Update cadence and governance. Set a regular review schedule (e.g., quarterly for operational policies, annually for legal/regulatory changes) and require sign-off from HR, legal, and local management.
Continuous improvement. Combine analytics with stakeholder feedback to iterate. Route updates through document automation so new versions are published, acknowledgements retriggered, and legal documents (e.g., DPAs) automatically attached where necessary: data processing agreement.
Summary
Final takeaway: Clear, jurisdiction-aware remote work policies that cover hours and availability, equipment and liability, data security, expense reimbursements, and payroll classification are the foundation for consistent, compliant hybrid teams. Use templates and scenario playbooks (full-remote, hybrid, occasional WFH) to reduce manager confusion and limit misclassification risk, and tie those documents to regular training and analytics so you can measure what’s working. Document automation is the practical linchpin here — it centralizes master templates, enforces approved local clauses, creates auditable acknowledgements, and pushes updates to HR and payroll systems so legal and HR teams can scale with confidence. If you’re ready to build or modernize your workplace policies and automation flows, get started at https://formtify.app
FAQs
What should be included in workplace policies?
Start with the essentials: work hours and availability, equipment ownership and stipends, data security and incident reporting, expense reimbursement rules, and payroll/classification notes for different locations. Also include clear approval flows, disciplinary procedures, and the documentation you’ll require for audits. Local statutory rights (leave, overtime, minimum wage) should be surfaced or linked in localized versions.
How do I write workplace policies?
Define scope and audience, draft clear plain-language clauses, and involve HR and legal early to capture jurisdictional requirements. Use template-driven authoring so you can insert approved local clauses, and build a versioning and review cadence to keep policies current. Pilot policies with managers and iterate based on feedback and analytics.
Are workplace policies legally required?
Not every policy is statutorily required, but many jurisdictions mandate specific policies (for example, workplace harassment, health & safety, or certain leave entitlements). Even where not legally required, written policies reduce legal risk, set expectations, and support consistent enforcement. Treat mandatory items as non‑negotiable and automate acknowledgements to prove compliance.
How often should workplace policies be reviewed?
Adopt a mixed cadence: operational policies can be reviewed quarterly, while legal or regulatory provisions should be checked at least annually or whenever laws change.
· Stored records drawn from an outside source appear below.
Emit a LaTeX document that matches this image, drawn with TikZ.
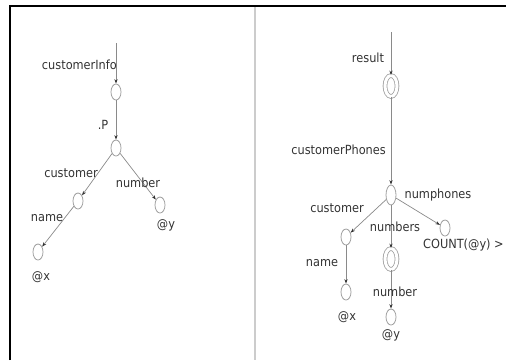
\documentclass[tikz,border=0pt]{standalone}
\usepackage{fontspec}
\setmainfont{DejaVu Sans Condensed}
\usetikzlibrary{shapes.geometric,arrows.meta}
\definecolor{edgegray}{HTML}{8A8A8A}
\definecolor{nodegray}{HTML}{A0A0A0}
\definecolor{textgray}{HTML}{333333}
\definecolor{divgray}{HTML}{CCCCCC}
\tikzset{
  vnode/.style={ellipse, draw=nodegray, line width=0.8pt, fill=white,
    minimum width=10pt, minimum height=16pt, inner sep=0pt},
  dnode/.style={ellipse, draw=nodegray, line width=0.8pt, fill=white,
    double=white, double distance=3pt,
    minimum width=12pt, minimum height=21pt, inner sep=0pt},
  lbl/.style={text=textgray, font=\fontsize{12.6}{14}\selectfont, inner sep=0pt},
  link/.style={draw=edgegray, line width=0.7pt,
    -{Stealth[length=4.5pt,width=3.2pt,color=textgray]}}
}
\begin{document}
\begin{tikzpicture}[x=1pt,y=-1pt]
\useasboundingbox (0,0) rectangle (506,360);
% frame and divider
\draw[divgray, line width=2pt] (255,7) -- (255,360);
\draw[black, line width=2.5pt] (10,360) -- (10,6) -- (506,6);

% ---- left tree ----
\coordinate (lroot) at (116,43);
\node[vnode] (n1) at (116,92) {};
\node[vnode] (n2) at (116,148) {};
\node[vnode] (n3) at (78,201) {};
\node[vnode] (n4) at (160,205) {};
\node[vnode] (n5) at (38,252) {};
\draw[link] (lroot) -- (n1);
\draw[link] (n1) -- (n2);
\draw[link] (n2) -- (n3);
\draw[link] (n2) -- (n4);
\draw[link] (n3) -- (n5);
\node[lbl, anchor=east] (t1) at (117,65) {customerInfo};
\node[lbl] (t2) at (103,125) {.P};
\node[lbl] (t3) at (71,173) {customer};
\node[lbl] (t4) at (138,183) {number};
\node[lbl] (t5) at (47,218) {name};
\node[lbl] (t6) at (166,225) {@y};
\node[lbl] (t7) at (41,277) {@x};

% ---- right tree ----
\coordinate (rroot) at (391,32);
\node[dnode] (r1) at (391,86) {};
\node[vnode, minimum height=20pt] (d) at (391,195) {};
\node[vnode] (rl) at (346,237) {};
\node[dnode] (rm) at (391,259) {};
\node[vnode] (rr) at (445,228) {};
\node[vnode] (rl2) at (346,292) {};
\node[vnode] (rm2) at (391,317) {};
\draw[link] (rroot) -- (r1);
\draw[link] (r1) -- (d);
\draw[link] (d) -- (rl);
\draw[link] (d) -- (rm);
\draw[link] (d) -- (rr);
\draw[link] (rl) -- (rl2);
\draw[link] (rm) -- (rm2);
\node[lbl] (s1) at (368,58) {result};
\node[lbl, anchor=east] (s2) at (386,150) {customerPhones};
\node[lbl] (s3) at (438,195) {numphones};
\node[lbl] (s4) at (337,208) {customer};
\node[lbl] (s5) at (395,227) {numbers};
\node[lbl, anchor=west] (s6) at (423,245) {COUNT(@y) >};
\node[lbl] (s7) at (322,263) {name};
\node[lbl] (s8) at (395,292) {number};
\node[lbl] (s9) at (347,317) {@x};
\node[lbl] (s10) at (391,335) {@y};
\end{tikzpicture}
\end{document}
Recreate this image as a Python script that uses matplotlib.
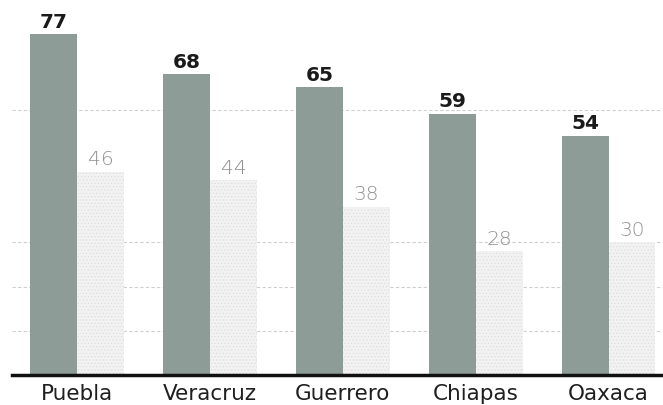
import matplotlib.pyplot as plt
import numpy as np

plt.rcParams['font.family'] = ['DejaVu Sans']
plt.rcParams['hatch.linewidth'] = 0.5

states = ['Puebla', 'Veracruz', 'Guerrero', 'Chiapas', 'Oaxaca']
dark_vals = [77, 68, 65, 59, 54]
light_vals = [46, 44, 38, 28, 30]
grid_levels = [10, 20, 30, 60]

DARK = '#8e9c97'
LIGHT = '#f2f2f2'

fig = plt.figure(figsize=(6.63, 4.06), dpi=100)
ax = fig.add_axes([12 / 663, 30 / 406, 651 / 663, 376 / 406])

x = np.arange(len(states))
w = 0.353

for g in grid_levels:
    ax.axhline(g, color='#cfcfcf', lw=0.8, ls=(0, (3, 2)), zorder=0)

ax.bar(x - w / 2, dark_vals, w, color=DARK, zorder=2)
ax.bar(x + w / 2, light_vals, w, color=LIGHT, hatch='.....',
       edgecolor='#dedede', linewidth=0, zorder=2)

for xi, v in zip(x, dark_vals):
    ax.annotate(str(v), (xi - w / 2, v), xytext=(0, 5.5), textcoords='offset points',
                ha='center', va='baseline', fontsize=14.5, fontweight='bold',
                color='#1a1a1a')
for xi, v in zip(x, light_vals):
    ax.annotate(str(v), (xi + w / 2, v), xytext=(0, 5.5), textcoords='offset points',
                ha='center', va='baseline', fontsize=14.5, color='#929292',
                fontweight='light')

ax.set_xlim(-0.49, 4.41)
ax.set_ylim(0, 85)
ax.set_xticks(x)
ax.set_xticklabels(states, fontsize=15.5, color='#1f1f1f')
ax.tick_params(axis='x', length=0, pad=6)
ax.set_yticks([])
for s in ['top', 'right', 'left']:
    ax.spines[s].set_visible(False)
ax.spines['bottom'].set_linewidth(2.5)
ax.spines['bottom'].set_color('#111111')
ax.spines['bottom'].set_zorder(3)

fig.savefig('out.png', dpi=100)
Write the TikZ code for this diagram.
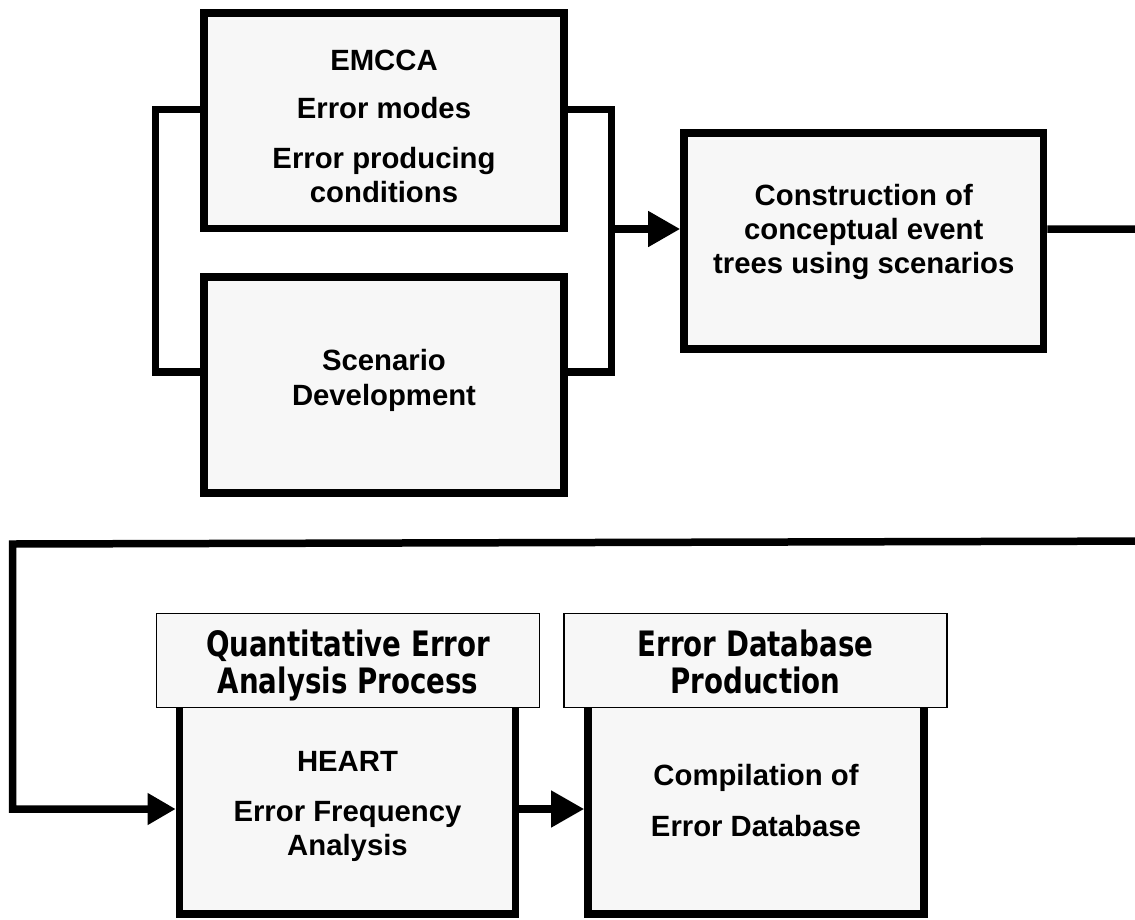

Also trigger reviews after incidents, audits, or when you expand into new jurisdictions. Maintain audit trails and require sign-off from HR and legal for material updates.
How should I communicate workplace policies to employees?
Deliver policies during onboarding, require electronic acknowledgements for major changes, and use microlearning modules and manager briefings to reinforce expectations. Push policies into the LMS, HRIS, and intranet and use automated reminders and dashboards to track completion. Keep communications concise and role‑specific to improve adoption.